According to the WSJ just one visitor was enough to push the story into the Popular Stories section:
In its latest explanation, Tribune said a single visit during a low-traffic period early Sunday morning pushed the undated story onto the list of most popular business news of its South Florida Sun-Sentinel newspaper’s Web site.
About 30 minutes after that visit, a user viewing a story about airline-cancellation policies during a storm-ravaged weekend clicked on the link for the old story.
Did the Tribune ask Google to stop crawling them?
According to newspaper reports the Tribune is claiming that they asked Google to stop crawling them, Google denies the claims so who is right?
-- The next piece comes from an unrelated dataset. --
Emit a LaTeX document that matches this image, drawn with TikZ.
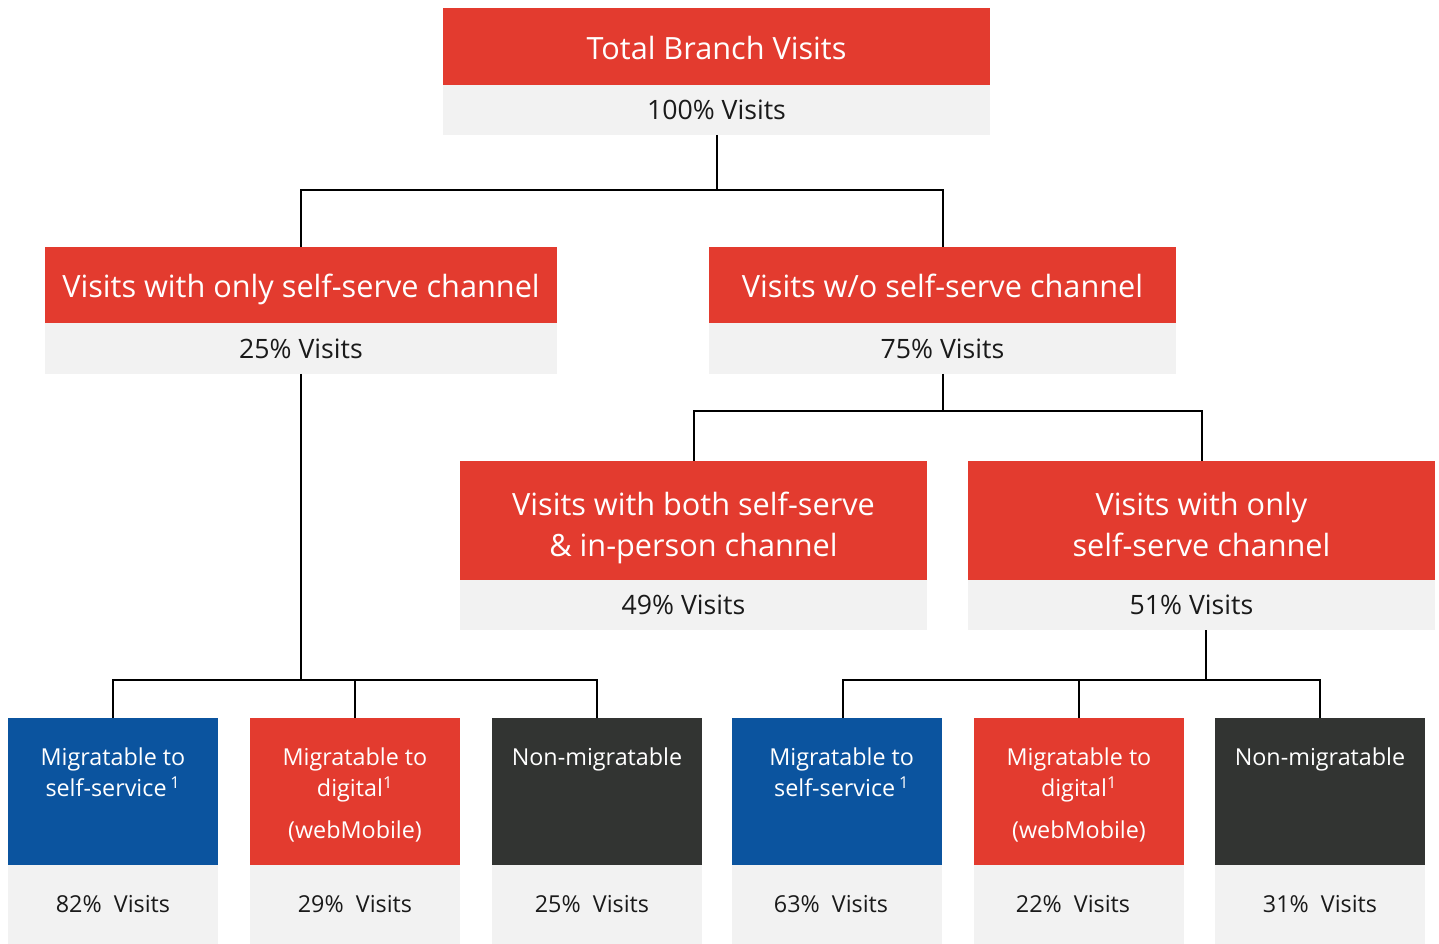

Tribune said it asked Google “months ago” to stop using Googlebot to crawl its Web sites after it identified problems with the program. But Google denied such a request was ever made.
“The claim that the Tribune Company asked Google to stop crawling its newspaper Web sites is untrue,” it said.
Looking at the robots.txt file, which is the method every other website uses to prevent or control Google’s spider we have to conclude that the Tribune didn’t ask Google to stop crawling them. Perhaps they sent an email or gave them a call, clearly whatever they did wasn’t effective.
Could the Tribune face legal action?
If my analysis is correct and the Tribune did publish the story at multiple urls and the stories didn’t have the correct datestamp then my belief is they have been negligent. In the era of social media where 100,000 people can be directed to an article within hours publishing without a valid time and date at the top of the article is highly irresponsible.
The fact that the CMS has been designed without considering the potential implications of multiple urls and how Google News might handle them is also highly irresponsible for a major media organisation.
Unless news sites realise the importance of these issues we will see this type of incident happen again and again.